**EXERCISE AIM**
Pull every line with the word "React" out of the entries below.

START GIVEN ENTRIES

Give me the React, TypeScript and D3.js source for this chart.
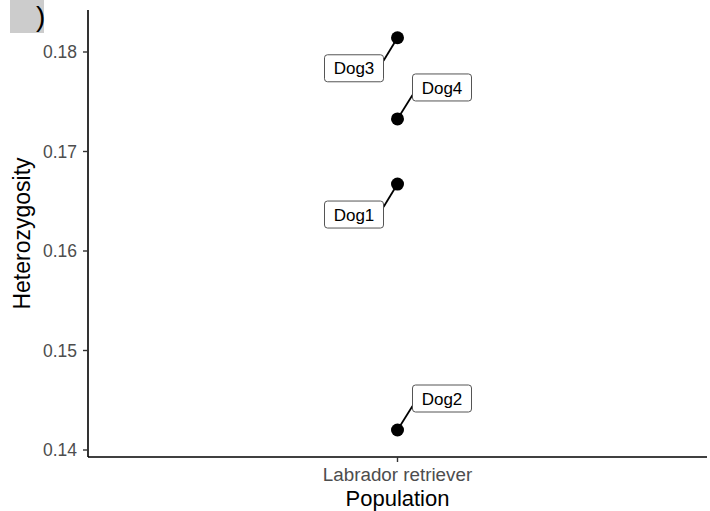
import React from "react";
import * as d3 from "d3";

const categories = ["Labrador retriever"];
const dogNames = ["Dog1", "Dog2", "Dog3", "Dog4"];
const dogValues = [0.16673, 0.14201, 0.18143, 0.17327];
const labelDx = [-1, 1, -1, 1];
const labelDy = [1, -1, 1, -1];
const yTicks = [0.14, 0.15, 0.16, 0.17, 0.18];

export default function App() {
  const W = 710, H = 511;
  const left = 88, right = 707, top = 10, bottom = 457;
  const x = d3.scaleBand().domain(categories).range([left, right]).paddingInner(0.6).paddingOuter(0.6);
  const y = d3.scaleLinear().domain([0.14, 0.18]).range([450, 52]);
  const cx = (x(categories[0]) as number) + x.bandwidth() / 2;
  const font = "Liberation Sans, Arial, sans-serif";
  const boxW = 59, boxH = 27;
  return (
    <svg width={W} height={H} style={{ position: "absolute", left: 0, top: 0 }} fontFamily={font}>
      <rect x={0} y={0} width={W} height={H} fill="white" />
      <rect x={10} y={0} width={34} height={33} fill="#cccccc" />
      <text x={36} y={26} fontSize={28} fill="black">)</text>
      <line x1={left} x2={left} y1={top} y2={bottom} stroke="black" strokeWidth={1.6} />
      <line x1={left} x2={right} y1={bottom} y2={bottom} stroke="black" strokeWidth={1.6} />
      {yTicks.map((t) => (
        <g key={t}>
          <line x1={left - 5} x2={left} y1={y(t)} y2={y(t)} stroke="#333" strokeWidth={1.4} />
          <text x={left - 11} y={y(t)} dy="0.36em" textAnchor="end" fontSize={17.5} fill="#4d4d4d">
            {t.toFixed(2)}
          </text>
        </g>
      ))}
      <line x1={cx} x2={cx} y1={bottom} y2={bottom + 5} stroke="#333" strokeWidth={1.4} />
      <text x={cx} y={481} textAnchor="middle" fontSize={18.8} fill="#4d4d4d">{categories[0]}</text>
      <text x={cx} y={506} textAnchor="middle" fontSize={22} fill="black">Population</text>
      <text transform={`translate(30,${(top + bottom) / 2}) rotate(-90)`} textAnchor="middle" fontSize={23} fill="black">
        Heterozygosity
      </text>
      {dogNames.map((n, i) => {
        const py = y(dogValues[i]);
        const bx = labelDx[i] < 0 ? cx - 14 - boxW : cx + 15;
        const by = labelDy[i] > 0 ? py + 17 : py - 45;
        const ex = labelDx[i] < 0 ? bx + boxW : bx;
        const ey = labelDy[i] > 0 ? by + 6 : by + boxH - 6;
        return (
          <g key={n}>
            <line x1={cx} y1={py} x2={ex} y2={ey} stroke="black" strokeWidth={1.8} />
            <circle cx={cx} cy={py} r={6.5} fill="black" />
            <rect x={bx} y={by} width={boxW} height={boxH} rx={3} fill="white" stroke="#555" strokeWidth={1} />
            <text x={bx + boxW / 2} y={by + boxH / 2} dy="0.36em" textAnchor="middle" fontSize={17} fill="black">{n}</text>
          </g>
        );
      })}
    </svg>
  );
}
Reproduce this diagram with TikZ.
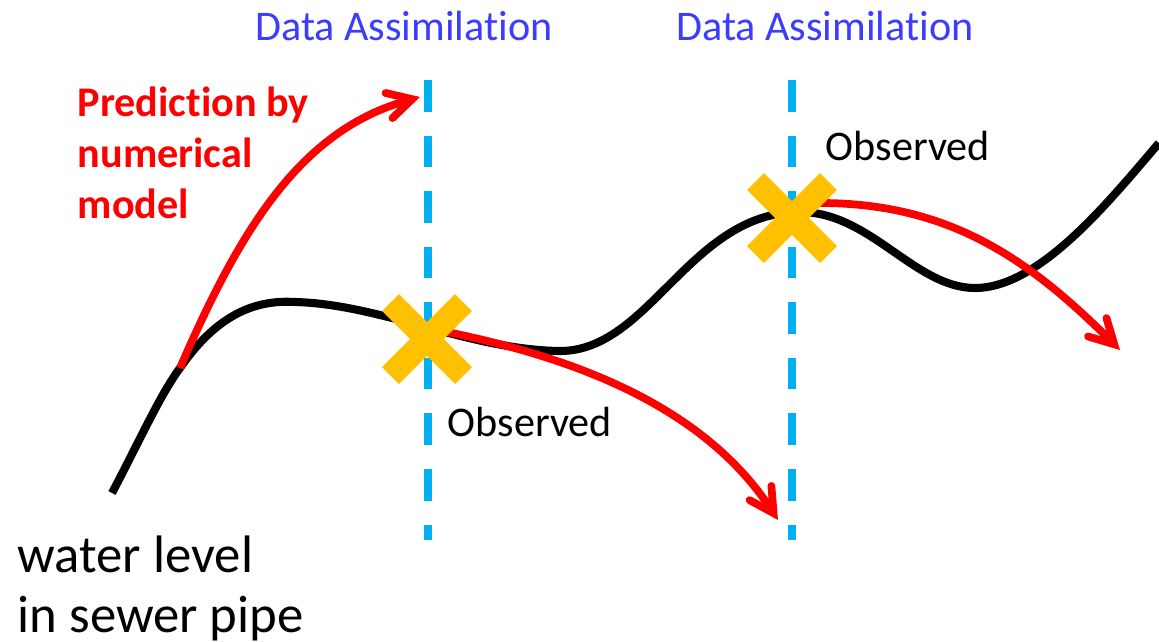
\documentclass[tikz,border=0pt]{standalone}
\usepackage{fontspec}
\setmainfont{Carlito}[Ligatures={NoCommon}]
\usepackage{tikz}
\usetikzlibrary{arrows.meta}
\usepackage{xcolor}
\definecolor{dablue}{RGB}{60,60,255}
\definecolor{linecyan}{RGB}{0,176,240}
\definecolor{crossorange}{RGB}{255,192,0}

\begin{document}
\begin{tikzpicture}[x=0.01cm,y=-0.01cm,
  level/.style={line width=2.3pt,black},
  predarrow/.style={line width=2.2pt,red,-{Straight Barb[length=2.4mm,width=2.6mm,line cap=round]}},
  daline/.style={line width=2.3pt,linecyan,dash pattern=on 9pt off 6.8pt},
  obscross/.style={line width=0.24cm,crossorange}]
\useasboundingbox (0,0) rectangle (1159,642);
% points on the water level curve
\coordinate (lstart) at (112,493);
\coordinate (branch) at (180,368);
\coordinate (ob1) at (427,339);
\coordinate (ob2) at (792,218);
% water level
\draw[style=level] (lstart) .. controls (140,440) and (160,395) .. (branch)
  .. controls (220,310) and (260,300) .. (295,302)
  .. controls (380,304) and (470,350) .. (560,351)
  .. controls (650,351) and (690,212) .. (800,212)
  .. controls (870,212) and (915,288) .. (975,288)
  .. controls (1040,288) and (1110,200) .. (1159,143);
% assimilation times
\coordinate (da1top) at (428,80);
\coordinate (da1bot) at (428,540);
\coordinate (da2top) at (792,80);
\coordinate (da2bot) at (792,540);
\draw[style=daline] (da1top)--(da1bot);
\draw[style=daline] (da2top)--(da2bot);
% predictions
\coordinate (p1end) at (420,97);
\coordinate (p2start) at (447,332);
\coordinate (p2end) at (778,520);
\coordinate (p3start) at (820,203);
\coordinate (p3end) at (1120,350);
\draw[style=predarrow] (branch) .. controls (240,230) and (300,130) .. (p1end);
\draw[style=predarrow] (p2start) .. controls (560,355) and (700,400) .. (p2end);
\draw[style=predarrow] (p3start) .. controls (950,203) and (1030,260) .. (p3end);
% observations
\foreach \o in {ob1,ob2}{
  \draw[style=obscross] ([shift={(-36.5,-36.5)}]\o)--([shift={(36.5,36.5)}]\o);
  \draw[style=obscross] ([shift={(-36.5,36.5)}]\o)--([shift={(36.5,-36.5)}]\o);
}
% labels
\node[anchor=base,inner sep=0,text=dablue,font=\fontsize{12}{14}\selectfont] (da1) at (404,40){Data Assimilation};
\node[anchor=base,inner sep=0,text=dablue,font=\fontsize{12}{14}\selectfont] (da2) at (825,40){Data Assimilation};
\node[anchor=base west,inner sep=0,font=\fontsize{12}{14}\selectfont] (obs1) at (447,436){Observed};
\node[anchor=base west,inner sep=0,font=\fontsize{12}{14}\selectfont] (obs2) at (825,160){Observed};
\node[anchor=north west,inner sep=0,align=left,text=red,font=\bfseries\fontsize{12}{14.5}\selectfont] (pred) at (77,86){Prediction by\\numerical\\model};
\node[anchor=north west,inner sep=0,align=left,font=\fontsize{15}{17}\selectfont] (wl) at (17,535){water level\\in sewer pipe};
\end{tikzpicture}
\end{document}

END GIVEN ENTRIES

**RESULT OF THIS EXERCISE**
Give me the React, TypeScript and D3.js source for this chart.
import React from "react";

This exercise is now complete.